Data for this exercise:
-- start --
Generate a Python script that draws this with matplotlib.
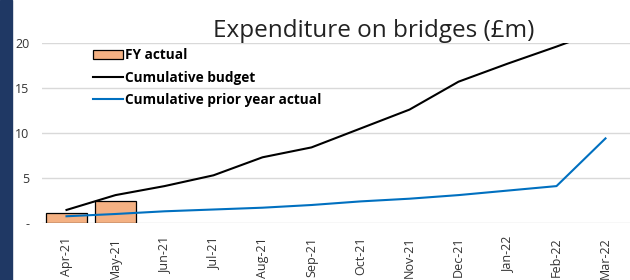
import numpy as np
import matplotlib.pyplot as plt
from matplotlib.patches import Rectangle

months = ["Apr-21", "May-21", "Jun-21", "Jul-21", "Aug-21", "Sep-21",
          "Oct-21", "Nov-21", "Dec-21", "Jan-22", "Feb-22", "Mar-22"]
fy_actual = [1.1, 2.45]
cum_budget = [1.45, 3.1, 4.1, 5.3, 7.3, 8.4, 10.5, 12.6, 15.7, 17.7, 19.6, 21.6]
cum_prior = [0.75, 1.0, 1.3, 1.5, 1.7, 2.0, 2.4, 2.7, 3.1, 3.6, 4.1, 9.4]

plt.rcParams["font.family"] = ["Open Sans", "DejaVu Sans"]

fig = plt.figure(figsize=(6.3, 2.8), dpi=100)
fig.patches.append(Rectangle((0, 0), 12 / 630, 1, transform=fig.transFigure,
                             color="#1F3864", zorder=0))

ax = fig.add_axes([42 / 630, 57 / 280, 588 / 630, 180 / 280])
x = np.arange(len(months))

bars = ax.bar(x[:len(fy_actual)], fy_actual, width=0.85, color="#F4B183",
              edgecolor="black", linewidth=0.9, zorder=2)
l1, = ax.plot(x, cum_budget, color="black", linewidth=1.5, zorder=3)
l2, = ax.plot(x, cum_prior, color="#0070C0", linewidth=1.5, zorder=3)

ax.set_xlim(-0.5, len(months) - 0.5)
ax.set_ylim(0, 20)
ax.set_yticks([0, 5, 10, 15, 20])
ax.set_yticklabels(["-", "5", "10", "15", "20"])
ax.set_xticks(x)
ax.set_xticklabels(months, rotation=90)
ax.tick_params(length=0, labelsize=9, colors="#333333")
ax.tick_params(axis="y", pad=9)
ax.tick_params(axis="x", pad=10)
ax.grid(axis="y", color="#D9D9D9", linewidth=1)
ax.set_axisbelow(True)
for s in ax.spines.values():
    s.set_visible(False)

fig.text(374 / 630, 1 - 31 / 280, "Expenditure on bridges (£m)",
         ha="center", va="center", fontsize=17.5, color="#222222")

ax.legend([bars, l1, l2],
          ["FY actual", "Cumulative budget", "Cumulative prior year actual"],
          loc="upper left", bbox_to_anchor=(0.077, 1.0), frameon=False,
          prop={"weight": "bold", "size": 9.8}, handlelength=2.2,
          handletextpad=0.15, labelspacing=0.6, borderaxespad=0)

fig.savefig("out.png", dpi=100)
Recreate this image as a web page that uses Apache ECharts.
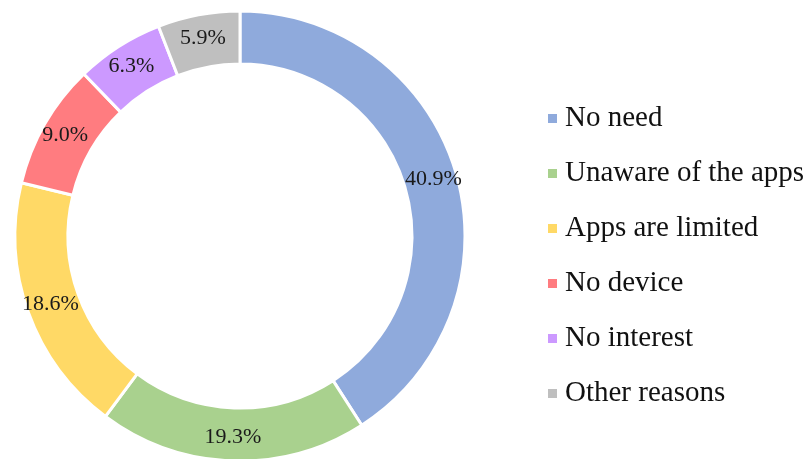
<!DOCTYPE html>
<html>
<head>
<meta charset="utf-8">
<script src="https://cdn.jsdelivr.net/npm/echarts@6/dist/echarts.min.js"></script>
<style>html,body{margin:0;padding:0;background:#fff}#c{width:812px;height:459px}</style>
</head>
<body>
<div id="c"></div>
<script>
const categories = ["No need", "Unaware of the apps", "Apps are limited", "No device", "No interest", "Other reasons"];
const values = [40.9, 19.3, 18.6, 9.0, 6.3, 5.9];
const colors = ["#8FAADC", "#A9D18E", "#FFD966", "#FF7C80", "#CC99FF", "#BFBFBF"];

const chart = echarts.init(document.getElementById('c'), null, {renderer: 'canvas'});
chart.setOption({
  animation: false,
  color: colors,
  legend: {
    orient: 'vertical',
    left: 541,
    top: 99,
    icon: 'rect',
    itemWidth: 11,
    itemHeight: 11,
    itemGap: 26,
    data: categories,
    textStyle: {fontFamily: 'Liberation Serif', fontSize: 29, lineHeight: 28, color: '#111', padding: [0, 0, 0, 2]}
  },
  series: [{
    type: 'pie',
    center: [240, 236],
    radius: [172, 225],
    startAngle: 90,
    clockwise: true,
    avoidLabelOverlap: false,
    emphasis: {disabled: true},
    itemStyle: {borderColor: '#fff', borderWidth: 3},
    label: {
      show: true,
      position: 'inside',
      formatter: p => p.value.toFixed(1) + '%',
      fontFamily: 'Liberation Serif',
      fontSize: 22,
      color: '#1a1a1a'
    },
    labelLine: {show: false},
    data: categories.map((n, i) => ({name: n, value: values[i]}))
  }]
});
</script>
</body>
</html>
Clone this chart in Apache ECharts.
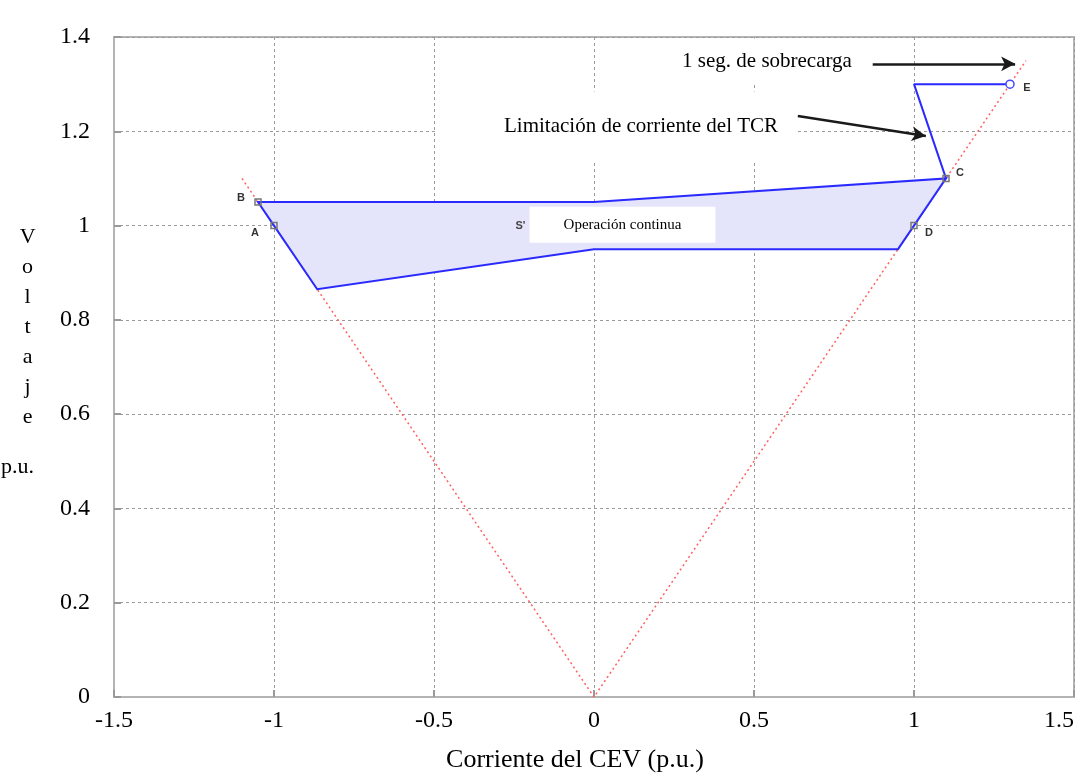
<!DOCTYPE html>
<html>
<head>
<meta charset="utf-8">
<script src="https://cdn.jsdelivr.net/npm/echarts@6/dist/echarts.min.js"></script>
<style>html,body{margin:0;padding:0;background:#fff;}#chart{width:1084px;height:776px;}</style>
</head>
<body>
<div id="chart"></div>
<script>
// ---- data ----
const xRange = [-1.5, 1.5];
const yRange = [0, 1.4];
// red dotted V (slope characteristic)
const vLine = [[-1.1, 1.1], [0, 0], [1.35, 1.35]];
// continuous operation region (closed outline)
const regionPts = [[-1.05, 1.05], [0, 1.05], [1.1, 1.1], [1.0, 1.0], [0.95, 0.95], [0, 0.95], [-0.865, 0.865], [-1.0, 1.0]];
// overload path C -> vertical -> E
const overloadPts = [[1.1, 1.1], [1.0, 1.3], [1.3, 1.3]];
// labelled points
const pointNames = ['B', 'A', 'C', 'D'];
const pointVals = [[-1.05, 1.05], [-1.0, 1.0], [1.1, 1.1], [1.0, 1.0]];
const pointE = [1.3, 1.3];
const pointS = [-0.23, 1.0];
// annotations
const annoTexts = ['1 seg. de sobrecarga', 'Limitación de corriente del TCR', 'Operación continua'];
const annoAnchors = [[0.45, 1.348], [0.072, 1.21], [0.089, 1.002]];
const arrows = [[[0.871, 1.343], [1.316, 1.343]], [[0.637, 1.2325], [1.037, 1.19]]];
const xLabel = 'Corriente del CEV (p.u.)';
const yLabelLetters = ['V', 'o', 'l', 't', 'a', 'j', 'e'];
const yLabelUnit = 'p.u.';

const serif = "'Liberation Serif', 'Times New Roman', serif";
const sans = "'Liberation Sans', Arial, sans-serif";

const chart = echarts.init(document.getElementById('chart'));

const labelOffsets = {B: [-17, -4], A: [-19, 7], C: [14, -5], D: [15, 7]};

const option = {
  animation: false,
  backgroundColor: '#fff',
  grid: {left: 114, right: 10, top: 37, bottom: 79, show: true, borderColor: '#b4b4b4', borderWidth: 2, outerBoundsMode: 'none'},
  xAxis: {
    type: 'value', min: xRange[0], max: xRange[1], interval: 0.5,
    axisLine: {show: true, onZero: false, lineStyle: {color: '#b4b4b4', width: 2}},
    axisTick: {show: true, inside: true, length: 7, lineStyle: {color: '#999', width: 2}},
    axisLabel: {color: '#000', fontFamily: serif, fontSize: 24, margin: 12, alignMaxLabel: 'right'},
    splitLine: {show: true, lineStyle: {color: '#9a9a9a', type: [3, 3], width: 1}},
    name: xLabel, nameLocation: 'middle', nameGap: 50,
    nameTextStyle: {color: '#000', fontFamily: serif, fontSize: 26, padding: [0, 38, 0, 0]}
  },
  yAxis: {
    type: 'value', min: yRange[0], max: yRange[1], interval: 0.2,
    axisLine: {show: true, onZero: false, lineStyle: {color: '#b4b4b4', width: 2}},
    axisTick: {show: true, inside: true, length: 7, lineStyle: {color: '#999', width: 2}},
    axisLabel: {color: '#000', fontFamily: serif, fontSize: 24, margin: 24},
    splitLine: {show: true, lineStyle: {color: '#9a9a9a', type: [3, 3], width: 1}},
    name: yLabelLetters.join('\n') + '\n{pu|' + yLabelUnit + '}',
    nameLocation: 'middle', nameGap: 84, nameRotate: 0,
    nameTextStyle: {
      color: '#000', fontFamily: serif, fontSize: 22, lineHeight: 30, align: 'center', verticalAlign: 'middle',
      padding: [0, 0, 10, 0],
      rich: {pu: {fontFamily: serif, fontSize: 22, lineHeight: 70, color: '#000', padding: [0, 20, 0, 0]}}
    }
  },
  series: [
    {
      type: 'line', data: vLine, symbol: 'none', silent: true, z: 2,
      lineStyle: {color: '#ff6060', width: 1.5, type: [2, 3]}
    },
    {
      type: 'custom', z: 3, silent: true,
      data: [0],
      renderItem: function (params, api) {
        const pts = regionPts.map(p => api.coord(p));
        return {
          type: 'polygon',
          shape: {points: pts},
          style: {fill: '#e4e4fb', stroke: '#2a2aff', lineWidth: 2}
        };
      }
    },
    {
      type: 'line', data: overloadPts, symbol: 'none', silent: true, z: 4,
      lineStyle: {color: '#2a2aff', width: 2}
    },
    {
      type: 'scatter', z: 6, silent: true,
      data: pointVals.map((v, i) => ({
        value: v,
        label: {show: true, formatter: pointNames[i], offset: labelOffsets[pointNames[i]]}
      })),
      symbol: 'rect', symbolSize: 6,
      itemStyle: {opacity: 1, color: 'rgba(255,255,255,0)', borderColor: '#777', borderWidth: 1.5},
      label: {position: 'inside', color: '#333', fontFamily: sans, fontWeight: 'bold', fontSize: 11}
    },
    {
      type: 'scatter', z: 6, silent: true,
      data: [{value: pointE, label: {show: true, formatter: 'E', offset: [17, 4]}}],
      symbol: 'circle', symbolSize: 8,
      itemStyle: {opacity: 1, color: '#fff', borderColor: '#4848ff', borderWidth: 1.5},
      label: {position: 'inside', color: '#333', fontFamily: sans, fontWeight: 'bold', fontSize: 11}
    },
    {
      type: 'scatter', z: 5, silent: true,
      data: [{value: pointS, label: {show: true, formatter: "S'"}}],
      symbolSize: 0, itemStyle: {opacity: 1},
      label: {position: 'inside', color: '#444', fontFamily: sans, fontWeight: 'bold', fontSize: 11}
    },
    {
      type: 'scatter', z: 7, silent: true, symbolSize: 0,
      itemStyle: {opacity: 1},
      data: [
        {value: annoAnchors[0], label: {formatter: annoTexts[0], fontSize: 21, padding: [12, 14, 13, 72]}},
        {value: annoAnchors[1], label: {formatter: annoTexts[1], fontSize: 21, padding: [11, 18, 38, 66]}},
        {value: annoAnchors[2], label: {formatter: annoTexts[2], fontSize: 15, padding: [11, 34, 10, 34]}}
      ],
      label: {show: true, position: 'inside', color: '#000', fontFamily: serif, backgroundColor: '#fff'},
      markLine: {
        silent: true, symbol: ['none', 'arrow'], symbolSize: [11, 14],
        label: {show: false},
        lineStyle: {color: '#1a1a1a', width: 2.5, type: 'solid', opacity: 1},
        data: arrows.map(a => [{coord: a[0]}, {coord: a[1]}])
      }
    }
  ]
};
chart.setOption(option);
</script>
</body>
</html>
-- end --
What the task requires: From the first line of the material down to the line containing "x = np.arange(len(months))", inclusive, return each line exactly, skipping any picture.

Response for this exercise:
Generate a Python script that draws this with matplotlib.
import numpy as np
import matplotlib.pyplot as plt
from matplotlib.patches import Rectangle

months = ["Apr-21", "May-21", "Jun-21", "Jul-21", "Aug-21", "Sep-21",
          "Oct-21", "Nov-21", "Dec-21", "Jan-22", "Feb-22", "Mar-22"]
fy_actual = [1.1, 2.45]
cum_budget = [1.45, 3.1, 4.1, 5.3, 7.3, 8.4, 10.5, 12.6, 15.7, 17.7, 19.6, 21.6]
cum_prior = [0.75, 1.0, 1.3, 1.5, 1.7, 2.0, 2.4, 2.7, 3.1, 3.6, 4.1, 9.4]

plt.rcParams["font.family"] = ["Open Sans", "DejaVu Sans"]

fig = plt.figure(figsize=(6.3, 2.8), dpi=100)
fig.patches.append(Rectangle((0, 0), 12 / 630, 1, transform=fig.transFigure,
                             color="#1F3864", zorder=0))

ax = fig.add_axes([42 / 630, 57 / 280, 588 / 630, 180 / 280])
x = np.arange(len(months))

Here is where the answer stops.